MATERIAL SUPPLIED =
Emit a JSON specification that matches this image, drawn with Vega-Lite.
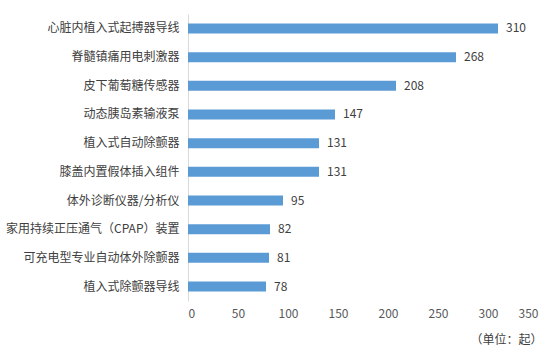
{
  "$schema": "https://vega.github.io/schema/vega-lite/v6.json",
  "width": 350,
  "height": 287,
  "autosize": {"type": "none"},
  "padding": {"left": 188, "top": 14, "right": 17, "bottom": 60},
  "background": "white",
  "config": {
    "view": {"stroke": null},
    "font": "Noto Sans CJK SC",
    "text": {"font": "Noto Sans CJK SC"}
  },
  "data": {
    "values": [
      {"name": "心脏内植入式起搏器导线", "count": 310},
      {"name": "脊髓镇痛用电刺激器", "count": 268},
      {"name": "皮下葡萄糖传感器", "count": 208},
      {"name": "动态胰岛素输液泵", "count": 147},
      {"name": "植入式自动除颤器", "count": 131},
      {"name": "膝盖内置假体插入组件", "count": 131},
      {"name": "体外诊断仪器/分析仪", "count": 95},
      {"name": "家用持续正压通气（CPAP）装置", "count": 82},
      {"name": "可充电型专业自动体外除颤器", "count": 81},
      {"name": "植入式除颤器导线", "count": 78}
    ]
  },
  "encoding": {
    "y": {
      "field": "name",
      "type": "nominal",
      "sort": null,
      "scale": {"paddingInner": 0.65, "paddingOuter": 0.33},
      "axis": {
        "title": null,
        "ticks": false,
        "domainColor": "#d9d9d9",
        "labelFont": "Noto Sans CJK SC",
        "labelFontSize": 12,
        "labelColor": "#404040",
        "labelPadding": 9,
        "labelLimit": 200
      }
    },
    "x": {
      "field": "count",
      "type": "quantitative",
      "scale": {"domain": [0, 350], "nice": false},
      "axis": {
        "values": [0, 50, 100, 150, 200, 250, 300, 350],
        "grid": false,
        "domain": false,
        "ticks": false,
        "labelFont": "Noto Sans CJK SC",
        "labelFontSize": 12,
        "labelColor": "#595959",
        "labelPadding": 7,
        "title": "（单位：起）",
        "titleFont": "Noto Sans CJK SC",
        "titleFontSize": 12,
        "titleFontWeight": "normal",
        "titleColor": "#404040",
        "titleAnchor": "end",
        "titleAlign": "right",
        "titleX": 354,
        "titlePadding": 15
      }
    }
  },
  "layer": [
    {"mark": {"type": "bar", "color": "#5B9BD5"}},
    {
      "mark": {"type": "text", "align": "left", "dx": 8, "fontSize": 12, "color": "#404040", "font": "Noto Sans CJK SC"},
      "encoding": {"text": {"field": "count", "type": "quantitative"}}
    }
  ]
}
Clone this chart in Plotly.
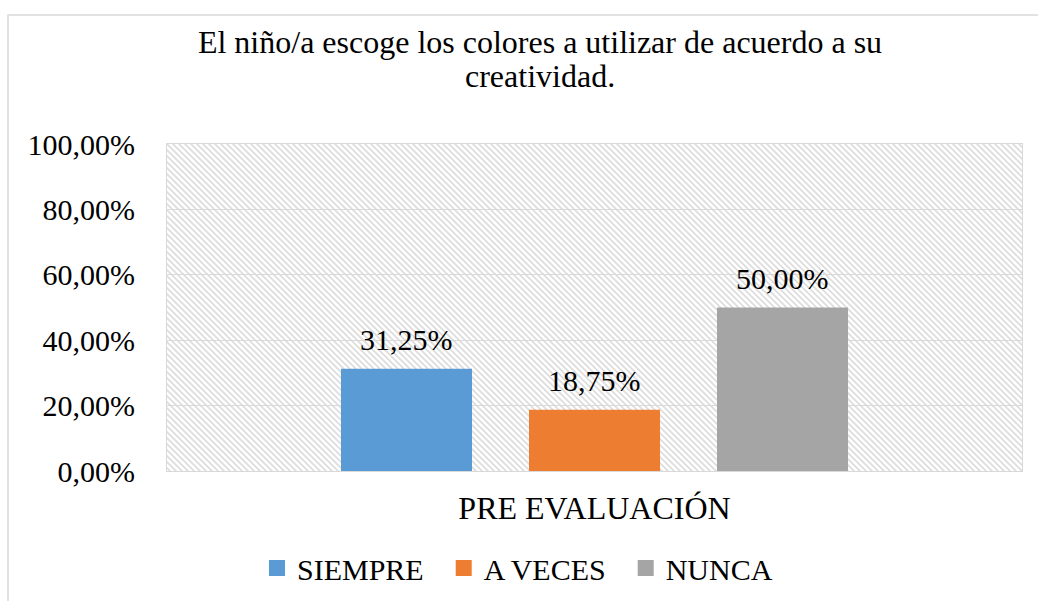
import base64
import plotly.graph_objects as go

categories = ["PRE EVALUACIÓN"]
series_names = ["SIEMPRE", "A VECES", "NUNCA"]
series_values = [[0.3125], [0.1875], [0.50]]
series_colors = ["#5B9BD5", "#ED7D31", "#A5A5A5"]
title_lines = ["El niño/a escoge los colores a utilizar de acuerdo a su", "creatividad."]
y_ticks = [0, 0.2, 0.4, 0.6, 0.8, 1.0]

FONT = "Liberation Serif"
FS = 30

W, H = 1038, 601
ML, MR, MT, MB = 167, 16, 144, 130
PW, PH = W - ML - MR, H - MT - MB
SLOT = 188  # px between bar centres in the group
PAD = "\u00a0\u00a0"


def fmt(v):
    return f"{v*100:.2f}%".replace(".", ",")


fig = go.Figure()
n = len(series_names)
annotations = []
for i, (name, vals, col) in enumerate(zip(series_names, series_values, series_colors)):
    fig.add_trace(go.Bar(
        name=name, x=categories, y=vals, marker_color=col,
        marker_line_width=0, showlegend=False, hoverinfo="skip",
    ))
    # legend entry with a larger square swatch
    fig.add_trace(go.Scatter(
        name=name + (PAD if i < n - 1 else ""), x=[None], y=[None], mode="markers",
        marker=dict(symbol="square", size=16, color=col),
        showlegend=True, hoverinfo="skip",
    ))
    for c, v in zip(categories, vals):
        annotations.append(dict(
            x=c, y=v, xref="x", yref="y", text=fmt(v), showarrow=False,
            xshift=(i - (n - 1) / 2) * SLOT, yshift=11, yanchor="bottom",
            font=dict(family=FONT, size=FS, color="#000000"),
        ))

annotations.append(dict(
    text=title_lines[1], xref="paper", yref="paper", x=(540 - ML) / PW,
    y=(471 - 76) / PH, xanchor="center", yanchor="middle", showarrow=False,
    font=dict(family=FONT, size=32, color="#000000"),
))

# hatched plot-area background
svg = f'''<svg xmlns="http://www.w3.org/2000/svg" width="{PW}" height="{PH}" viewBox="0 0 {PW} {PH}" preserveAspectRatio="none">
<defs><pattern id="p" width="6" height="6" patternUnits="userSpaceOnUse">
<path d="M-1,-1 L7,7 M-1,5 L1,7 M5,-1 L7,1" stroke="#dcdcdc" stroke-width="1.6"/>
</pattern></defs>
<rect width="{PW}" height="{PH}" fill="#ffffff"/>
<rect width="{PW}" height="{PH}" fill="url(#p)"/>
</svg>'''
uri = "data:image/svg+xml;base64," + base64.b64encode(svg.encode()).decode()

group_w = SLOT * n
fig.update_layout(
    width=W, height=H,
    margin=dict(l=ML, r=MR, t=MT, b=MB, autoexpand=False),
    paper_bgcolor="#ffffff", plot_bgcolor="rgba(0,0,0,0)",
    separators=",.",
    barmode="group", bargap=1 - group_w / PW, bargroupgap=1 - 131 / SLOT,
    font=dict(family=FONT, size=FS, color="#000000"),
    title=dict(text=title_lines[0], x=540 / W, xanchor="center", xref="container",
               y=1 - 42 / H, yanchor="middle", yref="container",
               font=dict(family=FONT, size=32, color="#000000")),
    annotations=annotations,
    showlegend=True,
    legend=dict(orientation="h", x=257 / W, xref="container", xanchor="left",
                y=1 - 568 / H, yref="container", yanchor="middle",
                font=dict(family=FONT, size=FS),
                itemwidth=30, traceorder="normal"),
    images=[dict(source=uri, xref="paper", yref="paper", x=0, y=1,
                 sizex=1, sizey=1, sizing="stretch", layer="below",
                 xanchor="left", yanchor="top")],
    shapes=[dict(type="rect", xref="paper", yref="paper",
                 x0=(8 - ML) / PW, x1=(1050 - ML) / PW,
                 y0=(471 - 615) / PH, y1=(471 - 15) / PH,
                 line=dict(color="#d9d9d9", width=1.5), fillcolor="rgba(0,0,0,0)",
                 layer="below")],
)
fig.update_yaxes(range=[0, 1], tickvals=y_ticks, tickformat=".2%",
                 showgrid=True, gridcolor="#d9d9d9", gridwidth=1,
                 showline=True, linecolor="#d9d9d9", mirror=True,
                 zeroline=False, ticks="", ticklabelstandoff=25,
                 tickfont=dict(family=FONT, size=FS, color="#000000"))
fig.update_xaxes(showline=True, linecolor="#d9d9d9", mirror=True,
                 showgrid=False, ticks="", ticklabelstandoff=9,
                 tickfont=dict(family=FONT, size=32, color="#000000"))

fig.write_html("out.html", config={"displayModeBar": False},
               post_script="document.body.style.margin='0';")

EXERCISE BRIEF = Would you set down the listing exactly, omitting pictures?

RESPONSE TO THIS EXERCISE =
Emit a JSON specification that matches this image, drawn with Vega-Lite.
{
  "$schema": "https://vega.github.io/schema/vega-lite/v6.json",
  "width": 350,
  "height": 287,
  "autosize": {"type": "none"},
  "padding": {"left": 188, "top": 14, "right": 17, "bottom": 60},
  "background": "white",
  "config": {
    "view": {"stroke": null},
    "font": "Noto Sans CJK SC",
    "text": {"font": "Noto Sans CJK SC"}
  },
  "data": {
    "values": [
      {"name": "心脏内植入式起搏器导线", "count": 310},
      {"name": "脊髓镇痛用电刺激器", "count": 268},
      {"name": "皮下葡萄糖传感器", "count": 208},
      {"name": "动态胰岛素输液泵", "count": 147},
      {"name": "植入式自动除颤器", "count": 131},
      {"name": "膝盖内置假体插入组件", "count": 131},
      {"name": "体外诊断仪器/分析仪", "count": 95},
      {"name": "家用持续正压通气（CPAP）装置", "count": 82},
      {"name": "可充电型专业自动体外除颤器", "count": 81},
      {"name": "植入式除颤器导线", "count": 78}
    ]
  },
  "encoding": {
    "y": {
      "field": "name",
      "type": "nominal",
      "sort": null,
      "scale": {"paddingInner": 0.65, "paddingOuter": 0.33},
      "axis": {
        "title": null,
        "ticks": false,
        "domainColor": "#d9d9d9",
        "labelFont": "Noto Sans CJK SC",
        "labelFontSize": 12,
        "labelColor": "#404040",
        "labelPadding": 9,
        "labelLimit": 200
      }
    },
    "x": {
      "field": "count",
      "type": "quantitative",
      "scale": {"domain": [0, 350], "nice": false},
      "axis": {
        "values": [0, 50, 100, 150, 200, 250, 300, 350],
        "grid": false,
        "domain": false,
        "ticks": false,
        "labelFont": "Noto Sans CJK SC",
        "labelFontSize": 12,
        "labelColor": "#595959",
        "labelPadding": 7,
        "title": "（单位：起）",
        "titleFont": "Noto Sans CJK SC",
        "titleFontSize": 12,
        "titleFontWeight": "normal",
        "titleColor": "#404040",
        "titleAnchor": "end",
        "titleAlign": "right",
        "titleX": 354,
        "titlePadding": 15
      }
    }
  },
  "layer": [
    {"mark": {"type": "bar", "color": "#5B9BD5"}},
    {
      "mark": {"type": "text", "align": "left", "dx": 8, "fontSize": 12, "color": "#404040", "font": "Noto Sans CJK SC"},
      "encoding": {"text": {"field": "count", "type": "quantitative"}}
    }
  ]
}
Clone this chart in Plotly.
import base64
import plotly.graph_objects as go

categories = ["PRE EVALUACIÓN"]
series_names = ["SIEMPRE", "A VECES", "NUNCA"]
series_values = [[0.3125], [0.1875], [0.50]]
series_colors = ["#5B9BD5", "#ED7D31", "#A5A5A5"]
title_lines = ["El niño/a escoge los colores a utilizar de acuerdo a su", "creatividad."]
y_ticks = [0, 0.2, 0.4, 0.6, 0.8, 1.0]

FONT = "Liberation Serif"
FS = 30

W, H = 1038, 601
ML, MR, MT, MB = 167, 16, 144, 130
PW, PH = W - ML - MR, H - MT - MB
SLOT = 188  # px between bar centres in the group
PAD = "\u00a0\u00a0"


def fmt(v):
    return f"{v*100:.2f}%".replace(".", ",")


fig = go.Figure()
n = len(series_names)
annotations = []
for i, (name, vals, col) in enumerate(zip(series_names, series_values, series_colors)):
    fig.add_trace(go.Bar(
        name=name, x=categories, y=vals, marker_color=col,
        marker_line_width=0, showlegend=False, hoverinfo="skip",
    ))
    # legend entry with a larger square swatch
    fig.add_trace(go.Scatter(
        name=name + (PAD if i < n - 1 else ""), x=[None], y=[None], mode="markers",
        marker=dict(symbol="square", size=16, color=col),
        showlegend=True, hoverinfo="skip",
    ))
    for c, v in zip(categories, vals):
        annotations.append(dict(
            x=c, y=v, xref="x", yref="y", text=fmt(v), showarrow=False,
            xshift=(i - (n - 1) / 2) * SLOT, yshift=11, yanchor="bottom",
            font=dict(family=FONT, size=FS, color="#000000"),
        ))

annotations.append(dict(
    text=title_lines[1], xref="paper", yref="paper", x=(540 - ML) / PW,
    y=(471 - 76) / PH, xanchor="center", yanchor="middle", showarrow=False,
    font=dict(family=FONT, size=32, color="#000000"),
))

# hatched plot-area background
svg = f'''<svg xmlns="http://www.w3.org/2000/svg" width="{PW}" height="{PH}" viewBox="0 0 {PW} {PH}" preserveAspectRatio="none">
<defs><pattern id="p" width="6" height="6" patternUnits="userSpaceOnUse">
<path d="M-1,-1 L7,7 M-1,5 L1,7 M5,-1 L7,1" stroke="#dcdcdc" stroke-width="1.6"/>
</pattern></defs>
<rect width="{PW}" height="{PH}" fill="#ffffff"/>
<rect width="{PW}" height="{PH}" fill="url(#p)"/>
</svg>'''
uri = "data:image/svg+xml;base64," + base64.b64encode(svg.encode()).decode()

group_w = SLOT * n
fig.update_layout(
    width=W, height=H,
    margin=dict(l=ML, r=MR, t=MT, b=MB, autoexpand=False),
    paper_bgcolor="#ffffff", plot_bgcolor="rgba(0,0,0,0)",
    separators=",.",
    barmode="group", bargap=1 - group_w / PW, bargroupgap=1 - 131 / SLOT,
    font=dict(family=FONT, size=FS, color="#000000"),
    title=dict(text=title_lines[0], x=540 / W, xanchor="center", xref="container",
               y=1 - 42 / H, yanchor="middle", yref="container",
               font=dict(family=FONT, size=32, color="#000000")),
    annotations=annotations,
    showlegend=True,
    legend=dict(orientation="h", x=257 / W, xref="container", xanchor="left",
                y=1 - 568 / H, yref="container", yanchor="middle",
                font=dict(family=FONT, size=FS),
                itemwidth=30, traceorder="normal"),
    images=[dict(source=uri, xref="paper", yref="paper", x=0, y=1,
                 sizex=1, sizey=1, sizing="stretch", layer="below",
                 xanchor="left", yanchor="top")],
    shapes=[dict(type="rect", xref="paper", yref="paper",
                 x0=(8 - ML) / PW, x1=(1050 - ML) / PW,
                 y0=(471 - 615) / PH, y1=(471 - 15) / PH,
                 line=dict(color="#d9d9d9", width=1.5), fillcolor="rgba(0,0,0,0)",
                 layer="below")],
)
fig.update_yaxes(range=[0, 1], tickvals=y_ticks, tickformat=".2%",
                 showgrid=True, gridcolor="#d9d9d9", gridwidth=1,
                 showline=True, linecolor="#d9d9d9", mirror=True,
                 zeroline=False, ticks="", ticklabelstandoff=25,
                 tickfont=dict(family=FONT, size=FS, color="#000000"))
fig.update_xaxes(showline=True, linecolor="#d9d9d9", mirror=True,
                 showgrid=False, ticks="", ticklabelstandoff=9,
                 tickfont=dict(family=FONT, size=32, color="#000000"))

fig.write_html("out.html", config={"displayModeBar": False},
               post_script="document.body.style.margin='0';")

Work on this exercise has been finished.